Coronavirus public K-12 school safety lockdowns and reopening uncertainties have driven millions of American families to think very seriously about home-schooling, private schooling and charter school alternatives that are facing opposition from powerful teacher union lobbies and compliant Democratic advocates.

Many, perhaps millions, of other current home-schooling and alternative program families are realizing that in many cases they, or their hired teachers, are doing a better job of educating their children than they experience with accessible public offerings.

Some families with school-age children are wondering if or when their kids will be able to get any sort of “normal” education experiences. Uncertainty about public and private school re-openings has affected more than 13,000 school districts nationwide, with some already pushing back start dates, planning hybrid online- brief physical presence models, or entirely online classes.

There are nearly 60 million prekindergarten, elementary, middle and high school students in the U.S. For most of them, especially the younger children, virtual online instruction is very a poor substitute for “really” being with classmates and teachers who are totally present for them.

Most immediately, school closings are creating a child care crisis that will make it difficult or even impossible for many parents to hold on to jobs in an already pandemic-ravaged labor economy. In addition, many parents of children enrolled in hybrid teaching models will have multiple children on different face-to-face attendance schedules that won’t enable them to manage work arrangements around supervising at home or transporting them to classes.
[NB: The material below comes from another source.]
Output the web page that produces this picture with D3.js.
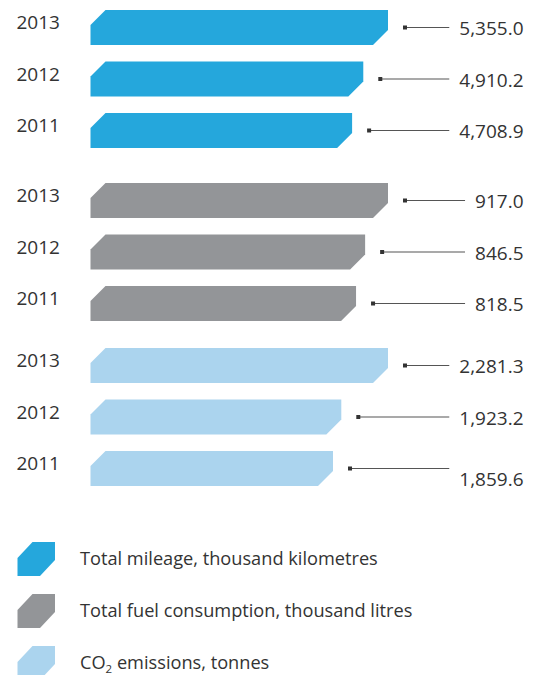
<!DOCTYPE html>
<html><head><meta charset="utf-8">
<script src="https://cdn.jsdelivr.net/npm/d3@7"></script>
<style>
html,body{margin:0;padding:0;background:#fff;}
text{font-family:"Open Sans","Noto Sans",sans-serif;fill:#333;}
</style></head>
<body><svg id="c" width="536" height="675"></svg>
<script>
const years = ["2013","2012","2011"];
const series = ["Total mileage, thousand kilometres","Total fuel consumption, thousand litres","CO2 emissions, tonnes"];
const colors = ["#25a7dc","#939598","#abd4ee"];
const mileage = [5355.0, 4910.2, 4708.9];
const fuel = [917.0, 846.5, 818.5];
const co2 = [2281.3, 1923.2, 1859.6];
const valueLabels = [["5,355.0","4,910.2","4,708.9"],["917.0","846.5","818.5"],["2,281.3","1,923.2","1,859.6"]];
const groups = [mileage, fuel, co2];

const svg = d3.select("#c");
const x0 = 90.5, barW = 297.5, barH = 35, step = 51.5, cut = 15;
const groupTop = d3.scaleOrdinal().domain([0,1,2]).range([10, 183, 348]);
const rowY = d3.scaleOrdinal().domain(years).range([0, step, 2*step]);
const textRight = 523.5;

function barPath(xa, xb, yt, h){
  return `M${xa},${yt+cut}L${xa+cut},${yt}L${xb},${yt}L${xb},${yt+h-cut}L${xb-cut},${yt+h}L${xa},${yt+h}Z`;
}

groups.forEach((vals, gi) => {
  const xs = d3.scaleLinear().domain([0, d3.max(vals)]).range([x0, x0+barW]);
  const g = svg.append("g");
  vals.forEach((v, i) => {
    const yr = years[i];
    const yt = groupTop(gi) + rowY(yr);
    const cy = yt + barH/2;
    const xe = xs(v);
    g.append("path").attr("d", barPath(x0, xe, yt, barH)).attr("fill", colors[gi]);
    g.append("text").attr("x", 16.5).attr("y", cy+1.5).attr("font-size", 19).text(yr);
    const nudge = (gi===2 && i===2) ? 10 : 0;
    const t = g.append("text").attr("x", textRight).attr("y", cy+7.5+nudge)
      .attr("text-anchor","end").attr("font-size", 19).text(valueLabels[gi][i]);
    const tw = t.node().getComputedTextLength();
    const dotX = xe + 17;
    g.append("line").attr("x1", dotX).attr("x2", textRight - tw - 10)
      .attr("y1", cy).attr("y2", cy).attr("stroke","#555").attr("stroke-width",1.2);
    g.append("rect").attr("x", dotX-2).attr("y", cy-2).attr("width",4).attr("height",4).attr("fill","#333");
  });
});

// legend
const legY = d3.scaleOrdinal().domain([0,1,2]).range([542, 594, 646]);
series.forEach((s, i) => {
  const y = legY(i);
  svg.append("path").attr("d", `M17.5,${y+16}L32.5,${y}L55,${y}L55,${y+18}L40,${y+34}L17.5,${y+34}Z`).attr("fill", colors[i]);
  const t = svg.append("text").attr("x", 80).attr("y", y+23).attr("font-size", 18.2);
  if (s.startsWith("CO2")) {
    t.append("tspan").text("CO");
    t.append("tspan").attr("font-size", 11.5).attr("dy", 4).text("2");
    t.append("tspan").attr("dy", -4).text(s.slice(3));
  } else t.text(s);
});
</script></body></html>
Many parents aren’t able to work from home; others lack computing or home-schooling skills.

On July 17, California Gov. Gavin Newsom decreed that neither government-run nor private schools may open in counties having rising COVID-19 caseloads and hospitalizations. Ignoring the previous “flatten the curve” lockdown rationale which has already occurred, with current dropping caseloads, 80% of California residents live in counties that won’t be allowed to open.

It’s entirely safe to imagine that public school-invested teachers unions won’t shed any tears if the pandemic puts competitive private tuition-dependent options out of business. Public schools are dominant precisely because they don’t need to compete for funds. Taxpayers are forced to finance them whether or not teachers show up, with no rebates if they don’t.

On July 28, the American Federation of Teachers, the second-largest education union, threatened “safety strikes” if reopening plans aren’t entirely to its liking. Those conditions typically demand shortened hybrid daily teaching schedules. Unions will lose competitive advantages as more efficient private schools afford superior-performance results teaching in person five days a week.

Many who don’t homeschool will push for an expansion of charter schools which tend to be responsive to parents and can more easily fire poor teachers. Taxpayers also gain an advantage since charter schools costs, on average, are thousands of dollars less than traditional public schools.

To be very clear, there are many excellent public schools, perhaps the great majority are, with enormously dedicated, caring and competent teachers. Families with adequate financial means typically make it a priority to choose neighborhoods to raise children near them.

Sending a child to a relatively inexpensive private school that charges $8,000 in annual tuition only makes economic sense if the family values the private option by at least that amount. And that’s a high hurdle for most parents.

Countless other parents lack that opportunity altogether, with low-income minority inner-city residents also disproportionately getting the brunt of the lowest-performing schools. These most disadvantaged neighborhoods are encountering aggressive teacher union and allied Democrat push-backs blocking availability of much higher quality charter school options with limitations placed on how many can open and where they can be located.

Dr. Thomas Sowell’s new book “Charter Schools and Their Enemies” published last June on his 90th birthday points out that certain charter schools have had great achievement records in educating low-income minorities.

One of these, an all-Black Dunbar High School in Washington, D.C. in the early 1970s, had outperformed its local white counterparts and repeatedly exceeded national norms on standardized tests throughout the first half of the 20th century. Over an 85-year span, from 1870 to 1955, most of Dunbar’s graduates went to college, even though most Americans – white or Black – did not.

Dr. Sowell’s point isn’t that there are no subpar charter schools – there are – but rather that school choice is a boon for groups that have long been poorly served by the public system. The Success Academy charter schools in New York City, for example, have effectively closed the academic achievement gap between black and white students.

It’s also clear, Sowell emphasizes, that charter schools represent a threat to the current power balance that allows the vested interests of adults who run public education to trump what’s best for students. He reminds us that “schools exist for the education of children. Schools do not exist to provide iron-clad jobs for teachers, billions of dollars in union dues for educational bureaucracies, a guaranteed market for teachers college degrees, or a captive audience for indoctrinators.”

Democratic presidential candidate Joe Biden is being pressured by progressives, if elected, to continue to limit charter growth. The road map laid out by his Biden-Sanders Unity Task Force proposes both to reinforce the public school status quo and to suppress its competition from charter and other private schools.

Quite the opposite, President Trump strongly supports federal government reimbursable school choice options for all students, most particularly prioritized for low-income residents in poorly-performing public school districts.

In November, the public will not only choose which school course to charter, but also if a ship of educational opportunity will ever leave port carrying vital lifeboats for those in greatest peril of drowning.